UN Urged to Ask Saudi Arabia for Proof of Life of Detained Princess
NEW YORK (Dispatches) – Representatives of the family of detained Saudi Princess Basmah bint Saud have filed an appeal with the United Nations requesting that the world body intervene in her case and demand Saudi authorities provide proof that she is alive.
The appeal was filed with UN experts at the Human Rights Council, and says that the treatment of Princess Basmah, who has been held incommunicado for over a year along with her daughter Suhoud al-Sharif, “may amount to torture”.
“There are real and serious concerns that Princess Basmah and Suhoud are arbitrarily detained, in circumstances that present a serious risk to life, have been denied their right to a fair trial, and that their treatment may amount to torture and ill-treatment, contrary to international law,” the filing said.
The appeal was submitted by the London-based non-profit Grant Liberty, which works with prisoners of conscience in Saudi Arabia, and an international counsel team at Doughty Street Chambers.
“In Saudi Arabia today, many activists and human rights defenders are languishing in jail simply for the crime of wanting a better world. They have been tortured, forced into hunger strikes and held in solitary confinement for months on end,” Lucy Rae, public relations director at Grant Liberty, said in a statement.
Basmah was reported to have been taken from her home in Jeddah, Saudi Arabia, in March 2019 and imprisoned along with her daughter, Suhoud.

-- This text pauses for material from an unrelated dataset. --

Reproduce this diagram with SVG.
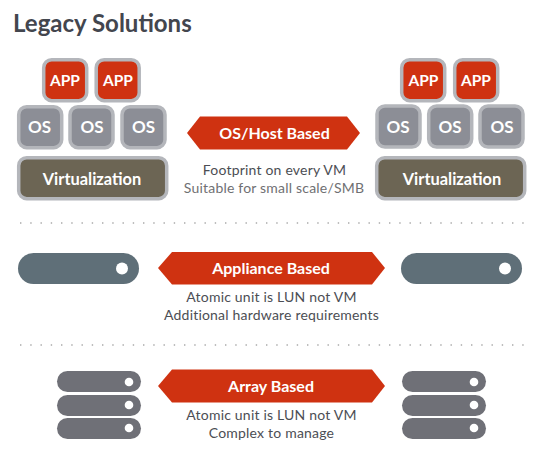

In a letter to the UN last year, the Saudi mission to the international body said Basmah has been accused of attempting to leave the country illegally, while Suhoud was arrested for the “offence of assaulting an agent”.
France Investigating
Slavery Claims
Meanwhile, French prosecutors have been probing complaints filed by seven employees against a Saudi prince that accuse him of keeping them in a state of modern-day slavery at his apartment outside Paris.
The women, most of them from the Philippines, had been recruited as maids in Saudi Arabia and worked for Prince Faisal Bin Turki Bin Abdallah Al Saud and his family there and in France, where the prince owns a luxurious apartment in Neuilly-sur-Seine, a wealthy suburb west of Paris, for several years.
The prosecutors’ office in the suburb city of Nanterre said on Monday that the inquiry for human trafficking had been opened after the women filed complaints of modern-day slavery in October 2019, after they apparently ran away from the family during a trip to France.
The maids said they were forced to work 24 hours a day seven days a week, and barely had time to eat while serving the prince’s four children, who were allowed to spit on the women.
“The first time we met with them, what was shocking to see was that they were hungry. They were crying with hunger,” Anick Fougeroux, head of the NGO, SOS Esclaves (“Slaves”), told Le Parisien newspaper.